I am a pretty good convincer; it is one of my sharper skills. On the one hand, it probably has something to do with that I'm especially good at being convinced. But on the other, I have a lot of strong desires that sometimes other people don't share, so in order to not to do stuff alone, I convince. For sure in the top five of said strong desires are singing karaoke on a regular basis and also doing the Cupid Shuffle any/all the time. Karaoke isn't a tough sell, but I can't tell you how many times I have had to defend my love for the Cupid Shuffle and basically drag people to the dance floor. Sure, it can be tiring, but this is important work, people. And if not me, who?
So last night I was at my favorite place in all the land, Dubbs Pub, singing karaoke. A little backstory - I have been talking this place up to my coworkers pretty much since my second day of work. And finally, at long last, my dreams came true. Now, I can tend to get a little too excited about things, maybe even overshoot a touch when it comes to talking about something I like a lot, so I secretly worried just a little that once we got there my coworkers would call shenanigans and shun me forever for leading them astray. But that was not the case. Not even a little bit.
I sang, they sang, we sang together - and my heart was full, so full I thought it might burst. And then without warning, I heard a beat. I heard Cupid whispering as if just to me, "cupid, shuffle, cupid, shuffle..." and before you go putting on your judgey pants, here's the thing about the Cupid Shuffle: I just like it. I know it's a dance and it's silly and inconsequential, but it is a silly inconsequential dance that makes me happy. Sorry I'm not sorry. On this particular evening, I heard my jam beginning and pretty much on autopilot, I walked-it-by-myself to the dance floor and prepared myself to recruit.

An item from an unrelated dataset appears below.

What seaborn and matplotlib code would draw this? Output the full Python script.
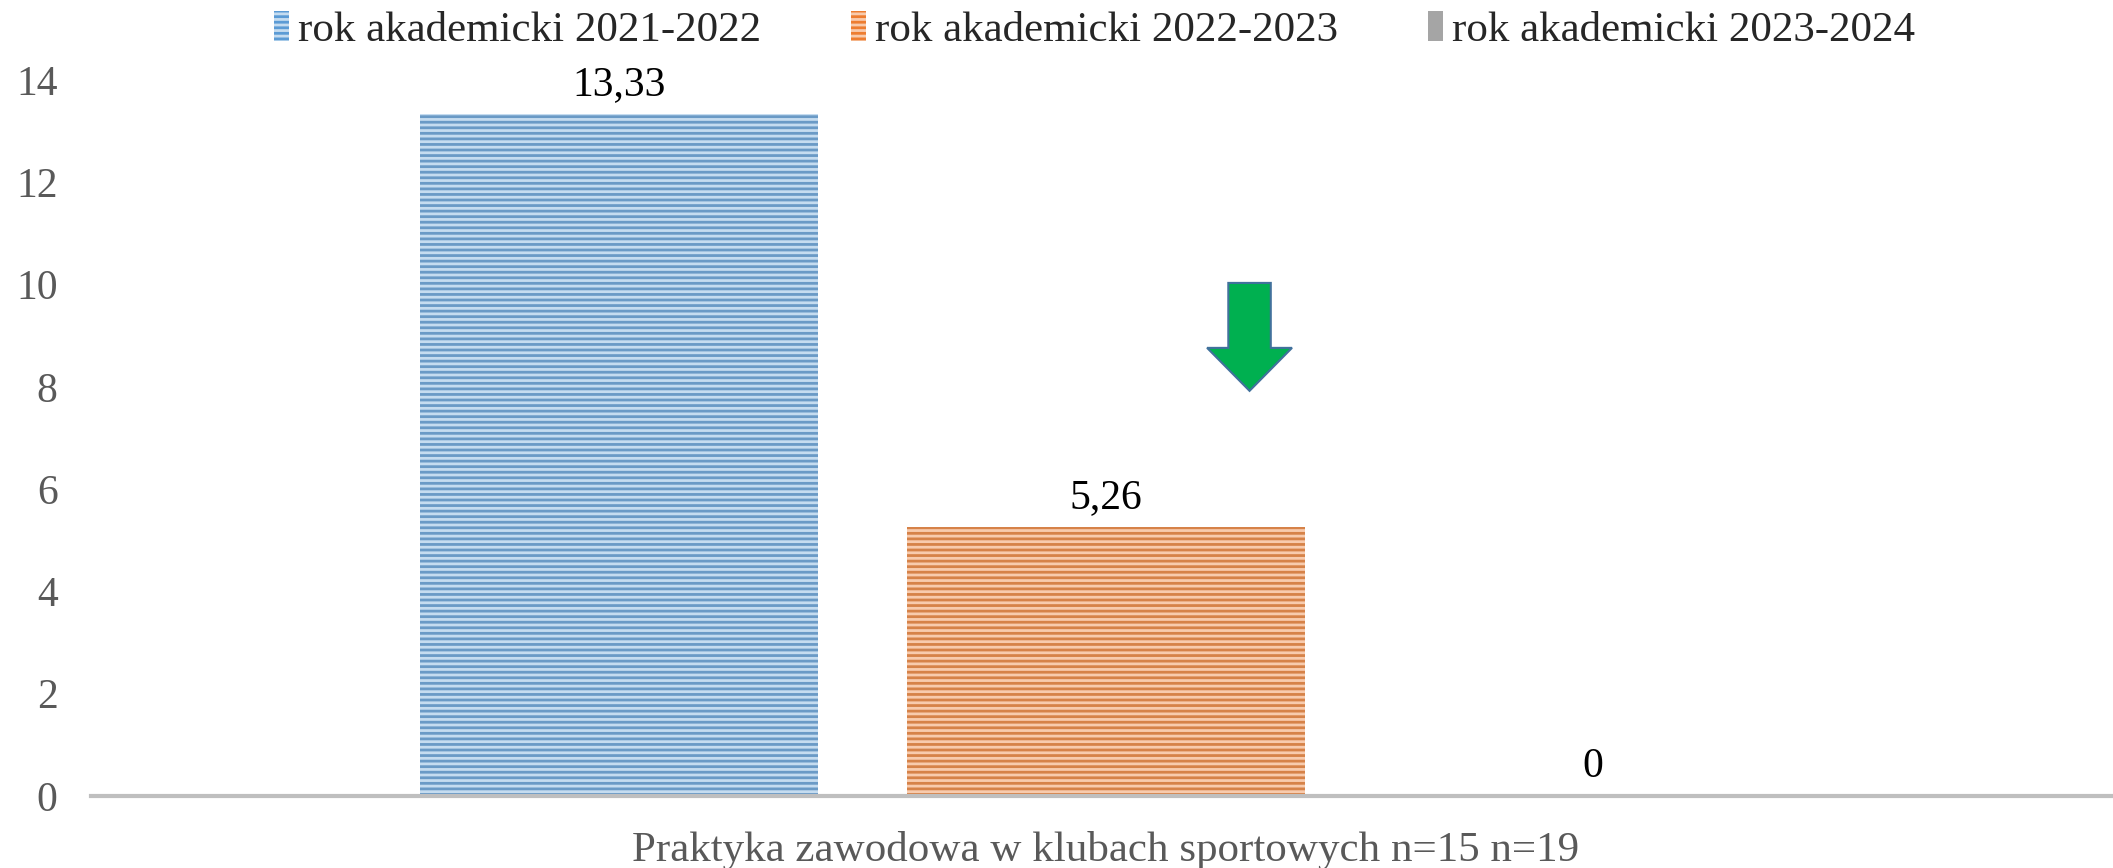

But you guys: these beautiful souls, my coworkers, required no convincing, because they were already there kick-now-kick-now-come-on-baby-kicking right alongside me. I thought I might cry. And it's not just because some people know a dance I know - no, it was more than that. Convincing is fine, I generally don't mind it, and like I said, I'm pretty good at it. But sometimes it is a nice thing to look around and see other people who already like what you like and then just enjoy liking it together. For a moment in time I did not have to organize or convince or recruit or rally the troops. Sometimes being social and having fun can be a lot of work, and that is annoying. Last night was fun and great and I didn't have to do anything but show up. And sing and dance, of course.
Let's all take a moment to recall that I looked for a job for a year and a half. How did I get so lucky to find a job I love where I also get to work with people who share at least two of my top five favorite things? Three if you count Yogurtland, and I totally do.
I knew I liked them; I told you about it. But this? I mean really. Beyond my wildest dreams.